▶ _GIVEN EXERCISE_
Output the first line of the listing and each line after it, up to and including the line that contains "2000, 2250, 2500];", exactly as written, minus the pictures.

▶ _DATA BLOCK_
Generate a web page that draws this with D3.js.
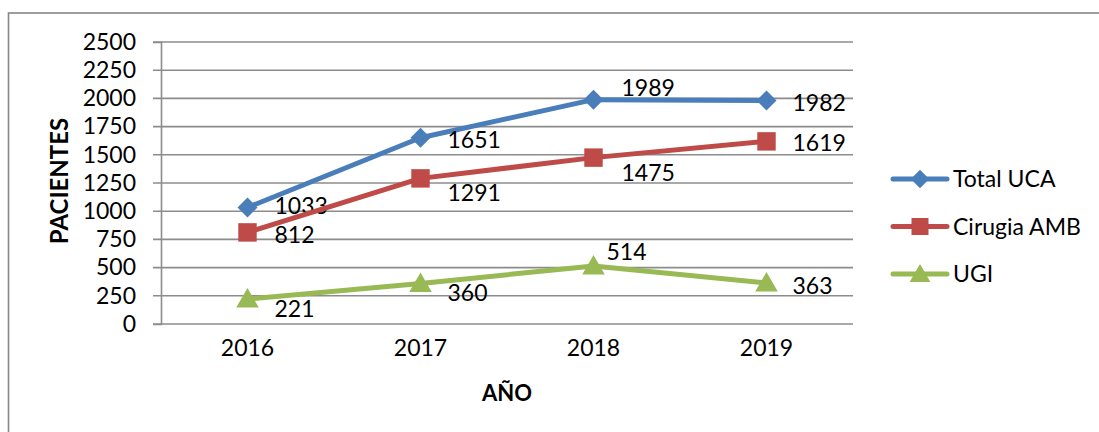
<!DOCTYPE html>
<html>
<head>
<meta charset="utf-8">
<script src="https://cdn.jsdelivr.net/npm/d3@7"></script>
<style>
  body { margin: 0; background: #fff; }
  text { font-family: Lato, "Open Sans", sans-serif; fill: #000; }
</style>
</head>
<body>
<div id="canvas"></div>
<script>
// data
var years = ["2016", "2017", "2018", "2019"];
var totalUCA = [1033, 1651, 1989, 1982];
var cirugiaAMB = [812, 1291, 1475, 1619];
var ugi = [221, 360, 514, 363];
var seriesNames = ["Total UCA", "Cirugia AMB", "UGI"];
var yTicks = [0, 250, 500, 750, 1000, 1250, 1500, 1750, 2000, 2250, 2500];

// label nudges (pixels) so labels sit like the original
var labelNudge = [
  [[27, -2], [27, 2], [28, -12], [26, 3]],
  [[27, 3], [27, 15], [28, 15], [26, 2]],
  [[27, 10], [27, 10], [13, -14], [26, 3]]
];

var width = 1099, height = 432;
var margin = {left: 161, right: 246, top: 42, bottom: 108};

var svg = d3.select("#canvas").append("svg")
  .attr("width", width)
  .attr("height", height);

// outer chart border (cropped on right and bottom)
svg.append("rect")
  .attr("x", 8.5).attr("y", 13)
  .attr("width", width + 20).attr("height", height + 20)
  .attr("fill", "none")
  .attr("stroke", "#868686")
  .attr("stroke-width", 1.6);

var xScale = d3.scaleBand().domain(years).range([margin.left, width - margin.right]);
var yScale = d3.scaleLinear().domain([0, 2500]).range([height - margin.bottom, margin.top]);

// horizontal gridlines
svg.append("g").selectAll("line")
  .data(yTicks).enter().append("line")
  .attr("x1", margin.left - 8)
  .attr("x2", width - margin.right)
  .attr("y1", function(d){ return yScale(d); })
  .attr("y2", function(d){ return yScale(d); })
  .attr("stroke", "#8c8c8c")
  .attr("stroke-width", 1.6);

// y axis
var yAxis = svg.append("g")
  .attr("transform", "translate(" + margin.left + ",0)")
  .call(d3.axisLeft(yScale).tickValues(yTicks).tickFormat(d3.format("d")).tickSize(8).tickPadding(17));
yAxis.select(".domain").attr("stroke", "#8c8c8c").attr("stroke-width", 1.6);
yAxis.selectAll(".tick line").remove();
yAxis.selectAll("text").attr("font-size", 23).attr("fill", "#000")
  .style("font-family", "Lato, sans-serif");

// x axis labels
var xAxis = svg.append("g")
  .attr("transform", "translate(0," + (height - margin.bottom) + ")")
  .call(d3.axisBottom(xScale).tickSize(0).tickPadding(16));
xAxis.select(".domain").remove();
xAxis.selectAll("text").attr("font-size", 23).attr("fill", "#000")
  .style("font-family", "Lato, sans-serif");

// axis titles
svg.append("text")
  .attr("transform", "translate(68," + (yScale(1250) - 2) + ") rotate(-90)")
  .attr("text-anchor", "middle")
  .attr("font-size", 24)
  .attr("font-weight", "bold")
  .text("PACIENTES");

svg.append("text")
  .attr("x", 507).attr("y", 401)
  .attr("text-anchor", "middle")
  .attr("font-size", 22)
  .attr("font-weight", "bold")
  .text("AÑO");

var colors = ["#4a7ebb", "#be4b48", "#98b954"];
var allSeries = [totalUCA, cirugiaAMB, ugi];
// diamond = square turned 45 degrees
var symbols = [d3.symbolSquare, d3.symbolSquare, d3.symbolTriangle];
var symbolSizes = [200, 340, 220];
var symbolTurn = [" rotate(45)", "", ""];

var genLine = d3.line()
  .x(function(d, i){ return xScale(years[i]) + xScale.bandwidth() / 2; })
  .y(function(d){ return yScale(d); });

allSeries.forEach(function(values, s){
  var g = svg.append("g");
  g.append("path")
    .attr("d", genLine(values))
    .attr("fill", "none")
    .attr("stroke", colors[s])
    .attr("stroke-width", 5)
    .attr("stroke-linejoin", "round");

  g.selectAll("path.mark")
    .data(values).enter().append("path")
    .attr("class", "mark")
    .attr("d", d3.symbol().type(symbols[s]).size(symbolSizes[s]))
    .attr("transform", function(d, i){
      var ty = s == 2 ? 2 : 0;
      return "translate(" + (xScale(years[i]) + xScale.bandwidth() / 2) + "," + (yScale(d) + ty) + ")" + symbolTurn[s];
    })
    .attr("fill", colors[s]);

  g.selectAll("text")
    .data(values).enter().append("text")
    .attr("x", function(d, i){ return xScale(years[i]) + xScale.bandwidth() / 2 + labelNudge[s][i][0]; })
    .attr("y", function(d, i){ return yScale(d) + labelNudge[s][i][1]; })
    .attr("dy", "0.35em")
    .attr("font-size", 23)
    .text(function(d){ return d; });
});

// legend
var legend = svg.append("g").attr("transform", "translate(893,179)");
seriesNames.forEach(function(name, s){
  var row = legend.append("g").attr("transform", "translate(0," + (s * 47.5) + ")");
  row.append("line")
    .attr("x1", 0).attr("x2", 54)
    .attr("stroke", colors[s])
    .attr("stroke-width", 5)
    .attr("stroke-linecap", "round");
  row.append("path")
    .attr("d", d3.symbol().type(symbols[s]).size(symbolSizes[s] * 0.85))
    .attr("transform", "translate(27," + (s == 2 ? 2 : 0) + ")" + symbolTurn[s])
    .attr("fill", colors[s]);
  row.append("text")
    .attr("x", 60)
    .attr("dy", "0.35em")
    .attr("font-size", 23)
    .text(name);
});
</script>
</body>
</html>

▶ _RESPONSE_
Generate a web page that draws this with D3.js.
<!DOCTYPE html>
<html>
<head>
<meta charset="utf-8">
<script src="https://cdn.jsdelivr.net/npm/d3@7"></script>
<style>
  body { margin: 0; background: #fff; }
  text { font-family: Lato, "Open Sans", sans-serif; fill: #000; }
</style>
</head>
<body>
<div id="canvas"></div>
<script>
// data
var years = ["2016", "2017", "2018", "2019"];
var totalUCA = [1033, 1651, 1989, 1982];
var cirugiaAMB = [812, 1291, 1475, 1619];
var ugi = [221, 360, 514, 363];
var seriesNames = ["Total UCA", "Cirugia AMB", "UGI"];
var yTicks = [0, 250, 500, 750, 1000, 1250, 1500, 1750, 2000, 2250, 2500];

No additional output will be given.